PMC Weekly Review - January 23, 2015
While an inordinate portion of the week’s attention shifted to the deflation of footballs in the NFL, the real story of the week in finance-land was the emphatic move of the European Central Bank (ECB) to halt deflation in the economies of the Eurozone. Long expected yet still larger than anticipated, the move announced by the bank’s head Mario Draghi will be the European version of the same quantitative easing undertaken by the U.S. Federal Reserve bank until last year. Whether it will succeed in jolting moribund European economies, it is certainly a sign that those economies are in need of jolting.
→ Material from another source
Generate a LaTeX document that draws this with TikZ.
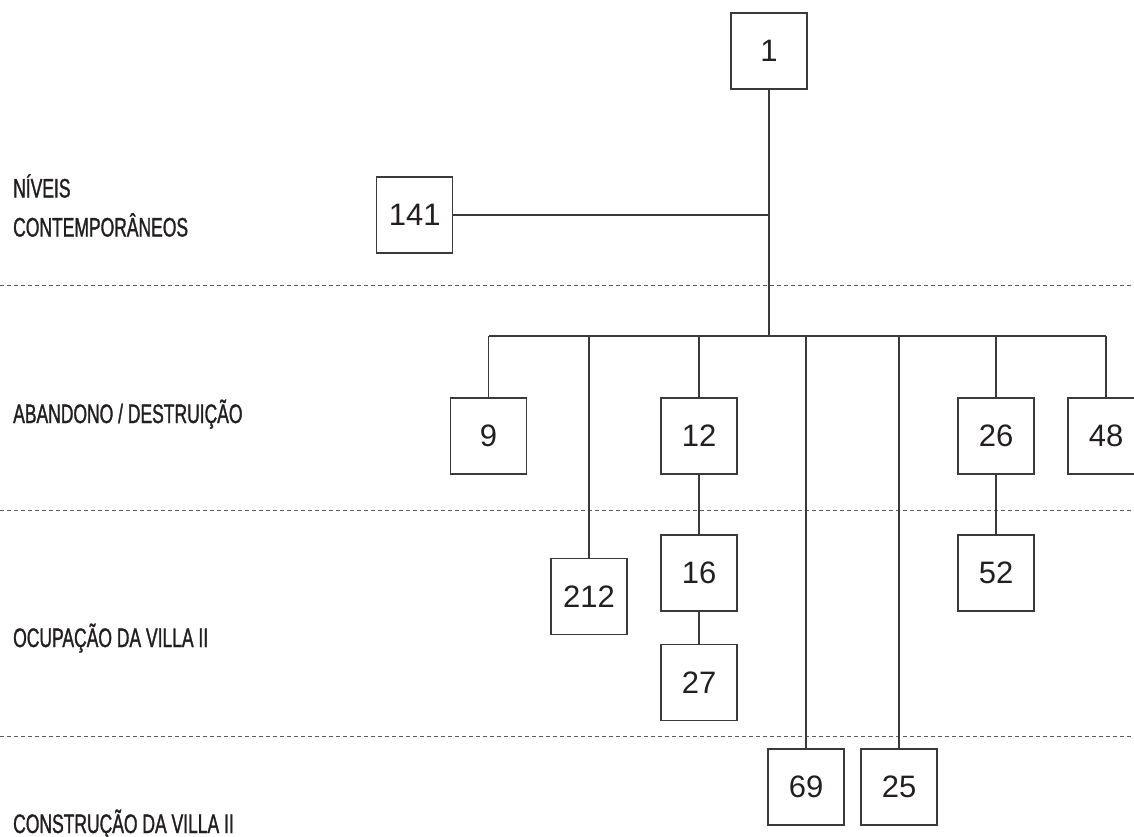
\documentclass[tikz,border=0pt]{standalone}
\usepackage{fontspec}
\setmainfont{Liberation Sans}
\newfontfamily\condfont[FakeStretch=0.655,FakeBold=1.2]{Liberation Sans}
\definecolor{linegray}{HTML}{3A3A3A}
\definecolor{dashgray}{HTML}{5A5A5A}
\definecolor{txt}{HTML}{231F20}
\begin{document}
\begin{tikzpicture}[x=1pt,y=-1pt,
  box/.style={draw=linegray, line width=1.4pt, minimum width=76pt, minimum height=76pt,
    inner sep=0pt, font=\fontsize{31}{31}\selectfont, text=txt},
  conn/.style={draw=linegray, line width=1.4pt},
  sepline/.style={draw=dashgray, line width=1pt, dash pattern=on 4pt off 3pt},
  lab/.style={anchor=base west, inner sep=0pt, font=\condfont\fontsize{26.7}{26.7}\selectfont, text=txt}]
\useasboundingbox (0,0) rectangle (1134,836);

% separators
\coordinate (s1l) at (0,285);   \coordinate (s1r) at (1134,285);
\coordinate (s2l) at (0,510);   \coordinate (s2r) at (1134,510);
\coordinate (s3l) at (0,736);   \coordinate (s3r) at (1134,736);
\draw[sepline] (s1l) -- (s1r);
\draw[sepline] (s2l) -- (s2r);
\draw[sepline] (s3l) -- (s3r);

% labels
\node[lab] (l1a) at (13,197.5) {NÍVEIS};
\node[lab] (l1b) at (13,236.5) {CONTEMPORÂNEOS};
\node[lab] (l2) at (13,423) {ABANDONO / DESTRUIÇÃO};
\node[lab] (l3) at (13,647) {OCUPAÇÃO DA VILLA II};
\node[lab] (l4) at (13,833) {CONSTRUÇÃO DA VILLA II};

% boxes
\node[box,fill=white] (n1) at (769,51) {1};
\node[box,fill=white] (n141) at (414.7,215) {141};
\node[box,fill=white] (n9) at (488.5,436) {9};
\node[box,fill=white] (n12) at (699,436) {12};
\node[box,fill=white] (n26) at (996,436) {26};
\node[box,fill=white] (n48) at (1106,436) {48};
\node[box,fill=white] (n212) at (589,596.5) {212};
\node[box,fill=white] (n16) at (699,573) {16};
\node[box,fill=white] (n27) at (699,682.5) {27};
\node[box,fill=white] (n52) at (996,573) {52};
\node[box,fill=white] (n69) at (806,787) {69};
\node[box,fill=white] (n25) at (899,787) {25};

% bus
\coordinate (trunk) at (769,336);
\coordinate (busL) at (489,336);
\coordinate (busR) at (1106,336);
\coordinate (d212) at (589,336);
\coordinate (d69) at (806,336);
\coordinate (d25) at (899,336);

\draw[conn] (n1.south) -- (trunk);
\draw[conn] (n141.east) -- (n141.east -| n1.south);
\draw[conn] (busL) -- (busR);
\draw[conn] (n9.north) -- (n9.north |- trunk);
\draw[conn] (n12.north) -- (n12.north |- trunk);
\draw[conn] (n26.north) -- (n26.north |- trunk);
\draw[conn] (n48.north) -- (n48.north |- trunk);
\draw[conn] (n212.north) -- (d212);
\draw[conn] (n69.north) -- (d69);
\draw[conn] (n25.north) -- (d25);
\draw[conn] (n12.south) -- (n16.north);
\draw[conn] (n16.south) -- (n27.north);
\draw[conn] (n26.south) -- (n52.north);
\end{tikzpicture}
\end{document}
And regardless of the macro-economic effects, these policies will mean that the financial world should remain fairly flush with money. That does not mean that stocks will go up, but it does provide the conditions for equities to continue their steady rise, and may lead to some long-expected outperformance of European and non-U.S. shares. These moves also suggest that even if the U.S. Fed does modestly raise short-term interest rates come the summer, global rates and sovereign yields look to stay very low for the foreseeable future.
The operative word here is “foreseeable.” We know that the world remains awash in liquidity. We know that low yields are a global phenomenon. We know that most national economies are seeing modest or mediocre growth, such that 7.4% growth in China (lower than at any point since 1990) and about 3% growth in the United States appear impressive. We know as well that conditions favor continued equity gains and continued low yields.
As for what is not foreseeable, that list is and will remain long. The unexpected effects of the upcoming Greek election; the ever-present threat of destabilizing terror acts; the arduous U.S.-Iranian negotiations over nuclear power; North Korea; plummeting oil prices leading to defaults and instability; too much sovereign debt and not enough sovereign growth. Complacency. All there, but hard to shape a portfolio that specifically attends to these risks.
Meanwhile, equity markets erased most of their losses for the year on the heels of this liquidity, and earnings reports for the fourth quarter of 2014 showed much that was expected, including weakness in many banks. But there were no major earnings surprises (yet), and that too has been a positive.